I think we all deserve an answer as to why in the sam hell anyone would spend this kind of money and waste energy on this nonsense.

Friday, February 8, 2008

Reflections on my alcoholism at the dawn of a new age.

This Tuesday I turn 21. It is the magical arbitrary age where society-at-large deems me fit to drink. Lately I'll walk into a store purveying beer and just stare at the selection that will soon be more readily available. I can cut out the illustrious middlemen that I've brown-nosed for the last three years of my life. Soon I will truly be in control of my own destiny in regards to alcoholism. The thought made me ponder my personal history of various ethanols, and what it has brought me to.

I remember the first time I was smashed, I was 17. It was no ordinary night in any sense. Never much of a social animal, I never accumulated friends of the glorious age I will soon know. Nobody even "taught" me how to drink, I was only familiar with the concept of being drunk. Being me, I decided to make my own alcohol in the basement. I bought honey, a large pot to cook it in, and bread yeast. As a nutrient, I added one of my father's multi-B vitamins. It worked, I had alcohol, mead to be exact. I remember that smell radiating from the jug I used for fermentation, I'll never forget the sense of accomplishment I felt. I put the finished product in mason jars and brought it to my friend Eryk. We drank in his backyard at 2 AM, stumbling around enjoying each other's company and speaking of the pathetic women in our lives, unconcerned with the fact that the mead tasted like shit.

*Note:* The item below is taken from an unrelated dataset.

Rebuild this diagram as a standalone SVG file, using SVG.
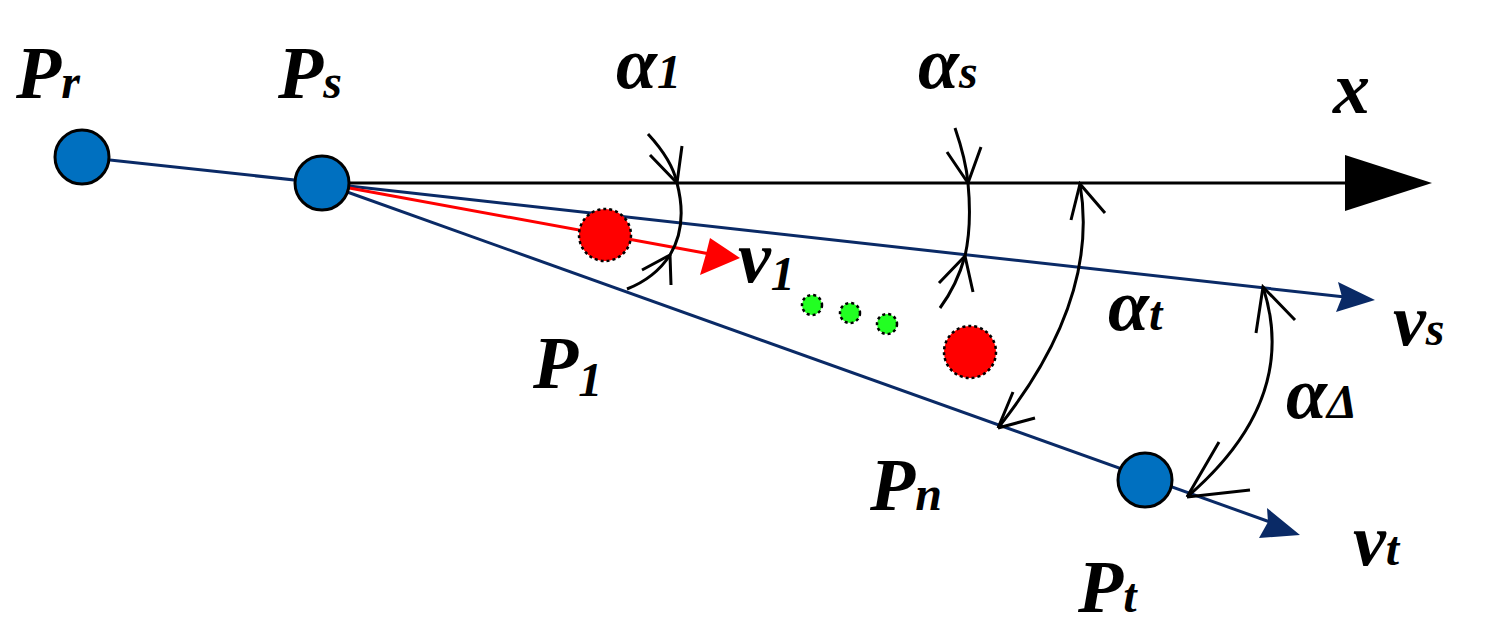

I woke up on the floor of his room, I had the option of using the guest bedroom but I insisted on the floor.

I would brew mead several more times before I gave up during freshman year of college. I tried to make a four-gallon batch and let it ferment over winter break. While I was gone the fermentation froze (I'm assuming they turned the heat down to the point where it killed the yeast), and it was all worthless. By this point, I had suppliers of hard liquor, but I haven't reached this chapter yet.

The first time I blacked out was during a ski trip with various schoolmates. I was shooting hard liquor since 1 PM, and by 11 PM I was hugging a toilet. Between 9 and 11 PM they couldn't find me, I was sleeping under the beer pong table. Apparently, they forced me to vomit by making me shotgun a beer, that part I remember well (i took it in stride, btw). Eventually I vomited and they put me to sleep. When I woke up I was wearing a different shirt and the first person to greet me asked if I was alright. Not knowing what had happened, I started doing jumping jacks and smiling. He was horrified.

Okay, now I'm at this chapter. Once I got to college, I kept relationships with certain people solely to purchase liquor through them. This was the time in my life where I would get smashed on the weekends and wake up the next morning chugging water to stave off the dehydration. One economical poison was the illustrious Devil's Springs. I've had several great memories and some truly terrible ones with that particular drink. My worst being the loss of a new friend, we had too much and I woke up the next morning naked in her bed (oh I wonder how that happened and why!). The situation following that I handled so poorly, and that I didn't know what to make of the night's events, that we never really spoke again. She left the college and I haven't seen her since, I still think about her whenever I see someone reading J.D. Sallinger.

According to the law, I cannot drink until I'm 21. Well, I've been drinking since I was 17 and it has brought me the best of times singing Bohemian Rhapsody and dancing like I've never known. Along with this, it has brought me tremendous physical and emotional hardship. I have said things to friends I'll always regret. I have made a fool out of myself in more ways than I can count. I have tormented my body in the name of excess. There are so many stories I've left out of this post, all interesting but I can't type all of them. I must ask myself, would I have been any better if I could buy alcohol when I was 17? Would I have been better if I had someone around to teach me how to drink? I don't know, I don't even know how to feel about being the middleman for friends and a new generation of drinkers.

This Tuesday, everything will change.